Here’s how to bring Gen Z into the credit union movement

by | Nov 6, 2020

Zogo spends a lot of time talking about credit unions. We have the opportunity to work with dozens of credit unions across the country, and we think critically about these institutions and the role they can play in young people’s lives almost every day.

And so the question came up one morning, during discussion in our daily team meeting: what do you think it would take to bring more Gen Zers to credit unions? What could be the deciding factor? 

Each member of our small company, from the sales team to the content writers, chimed in with an answer — and they all revolved around a few key discussion points of the finance industry today. 

We’re not a marketing firm, research group or sophisticated polling institute. But we are a group of Gen Zers who believe in the credit union movement — and here are three things we think could get our generation engaged.

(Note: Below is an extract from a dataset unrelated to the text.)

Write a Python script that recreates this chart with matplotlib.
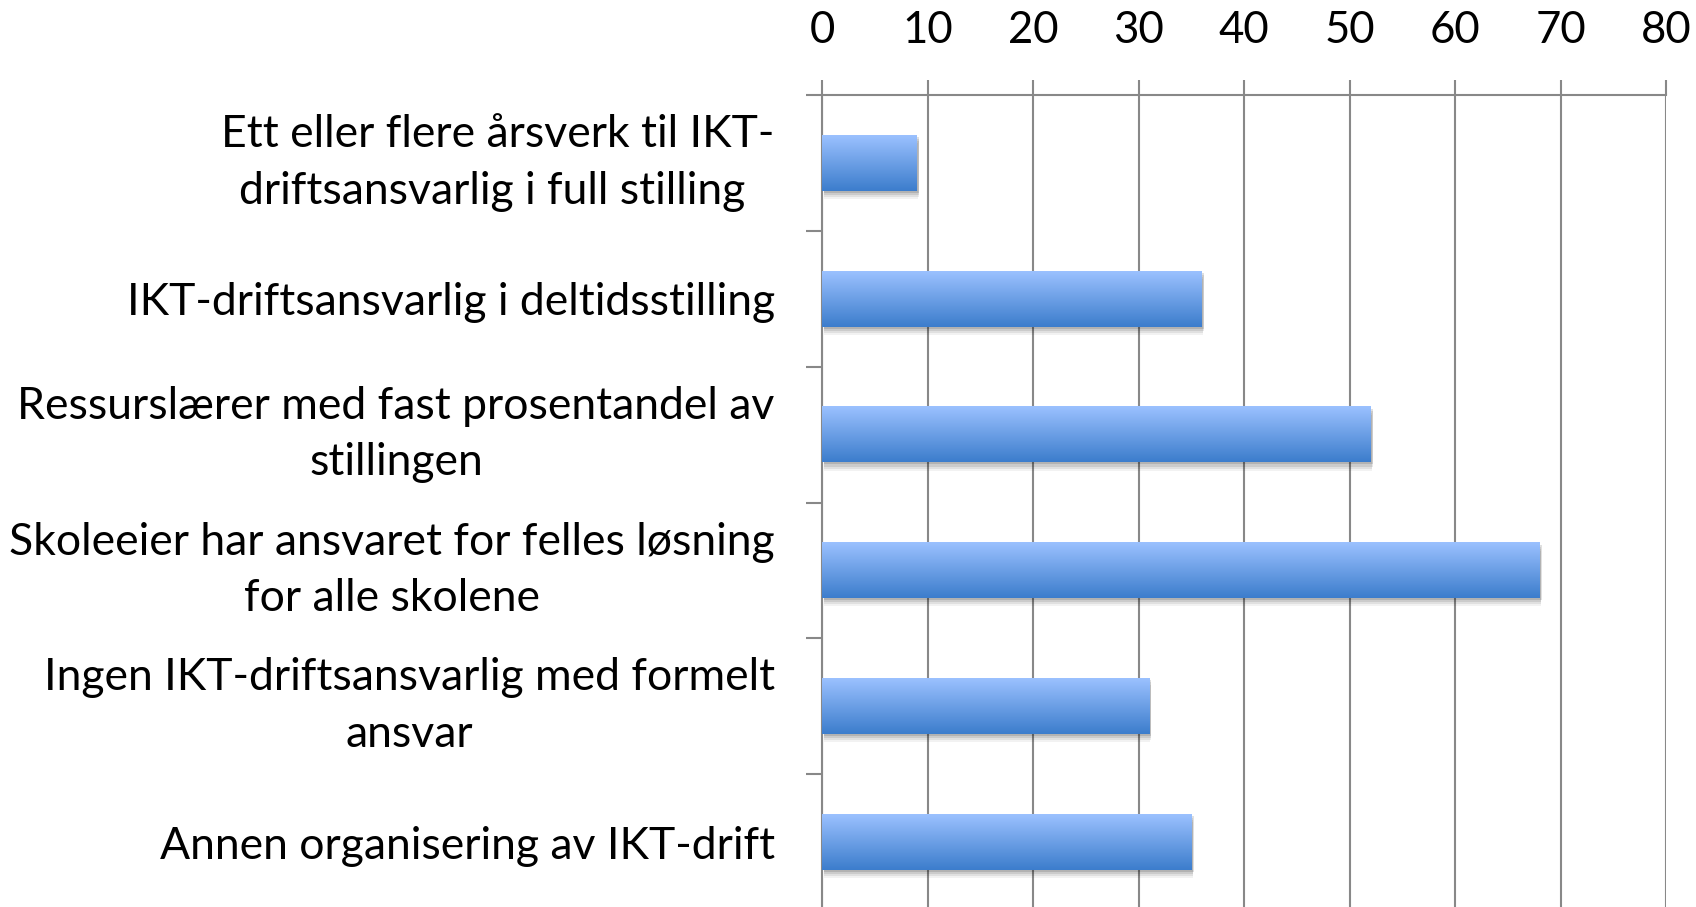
import numpy as np
import matplotlib
matplotlib.use("Agg")
import matplotlib.pyplot as plt
from matplotlib.patches import Rectangle

categories = [
    "Ett eller flere årsverk til IKT-\ndriftsansvarlig i full stilling ",
    "IKT-driftsansvarlig i deltidsstilling",
    "Ressurslærer med fast prosentandel av\nstillingen",
    "Skoleeier har ansvaret for felles løsning\nfor alle skolene",
    "Ingen IKT-driftsansvarlig med formelt\nansvar",
    "Annen organisering av IKT-drift",
]
values = [9, 36, 52, 68, 31, 35]
xticks = [0, 10, 20, 30, 40, 50, 60, 70, 80]

plt.rcParams['font.family'] = ['Lato', 'DejaVu Sans']

W, H = 1696, 907
fig = plt.figure(figsize=(W / 100, H / 100), dpi=100)
left, right, top, bottom = 822, 1666, 95, 910
ax = fig.add_axes([left / W, 1 - bottom / H, (right - left) / W, (bottom - top) / H])

pos = np.arange(len(categories))
bars = ax.barh(pos, values, height=0.41, color='none', edgecolor='none', zorder=3)

top_c = np.array([0.608, 0.757, 1.0])
bot_c = np.array([0.235, 0.490, 0.800])
n = 128
t = np.linspace(0, 1, n)[:, None]
grad = (top_c[None, :] * (1 - t) + bot_c[None, :] * t)[:, None, :]

for b in bars:
    x0, y0, w, h = b.get_x(), b.get_y(), b.get_width(), b.get_height()
    # shadow
    for k, a in zip([0.06, 0.045, 0.03, 0.015], [0.05, 0.07, 0.09, 0.12]):
        ax.add_patch(Rectangle((x0 + 0.15, y0 + k), w + 0.1 - k * 2, h, facecolor='black',
                               alpha=a, edgecolor='none', zorder=2.5))
    ax.imshow(grad, extent=(x0, x0 + w, y0, y0 + h), origin='lower',
              aspect='auto', interpolation='bilinear', zorder=3)

ax.set_xlim(0, 80)
ax.set_ylim(len(categories) - 0.5, -0.5)

grid_c = '#888888'
ax.xaxis.tick_top()
ax.set_xticks(xticks)
ax.set_xticklabels([str(v) for v in xticks], fontsize=31.5)
ax.tick_params(axis='x', which='major', direction='out', length=11, width=1.5,
               color=grid_c, pad=21)
ax.grid(axis='x', color=grid_c, linewidth=1.5, zorder=1)

ax.set_yticks(np.arange(len(categories) + 1) - 0.5)
ax.set_yticklabels([])
ax.set_yticks(pos, minor=True)
labels = ax.set_yticklabels(categories, minor=True, fontsize=32, ha='right',
                            multialignment='center', linespacing=1.47)
for lab in labels:
    if '\n' in lab.get_text():
        lab.set_verticalalignment('center')
ax.tick_params(axis='y', which='major', direction='out', length=11.5, width=1.5, color=grid_c)
ax.tick_params(axis='y', which='minor', length=0, pad=34)

for s in ['right', 'bottom']:
    ax.spines[s].set_visible(False)
for s in ['top', 'left']:
    ax.spines[s].set_color(grid_c)
    ax.spines[s].set_linewidth(1.5)
ax.set_axisbelow(True)

fig.savefig('out.png', dpi=100)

1. Seamless, extensive digital and mobile banking options. The growing importance of digital and, more specifically, mobile banking is likely no surprise to the financial industry. And yet, many credit unions across the country do not have fully built-out digital and mobile banking platforms. With the advent of digital natives like Gen Z — and millennials — this will only become more critical as time goes on.

2. More intentional branding. Think of the fun, sleek brands that are most popular among this age group: Google, Nike, Dunkin’, etc. 

The ubiquity of social media and visual imagery will probably place a higher emphasis on brand aesthetics for Gen Z consumers, even for financial institutions (A confession that many of my friends and I have been drawn to companies purely for the visual appeal of their marketing materials). Brand purpose is also very important to younger generations, and my opinion is that it’ll take a combination of both of these marketing elements to hook the attention of Gen Z.

3. A clear commitment to community. Gen Z are looking for companies and organizations that they perceive as socially responsible, a requirement that credit unions fulfill almost inherently. 

But it’s not enough to just be committed to your community. It’s important that institutions communicate this commitment in demonstrable ways. One of our team members brought up the idea of a visual representation of all the ways that membership positively impacts both the credit union and the surrounding community. Where and how does the money flow to benefit members? In what ways does your credit union give back? 

A growing number of Gen Zers want to support institutions that genuinely care for their well-being, that clearly align with their beliefs and that view social responsibility not as an obligation but as a core part of their mission. 

The good news? Credit unions fit the bill. Now it’s time to reach out to the new generation that could define the future of our movement.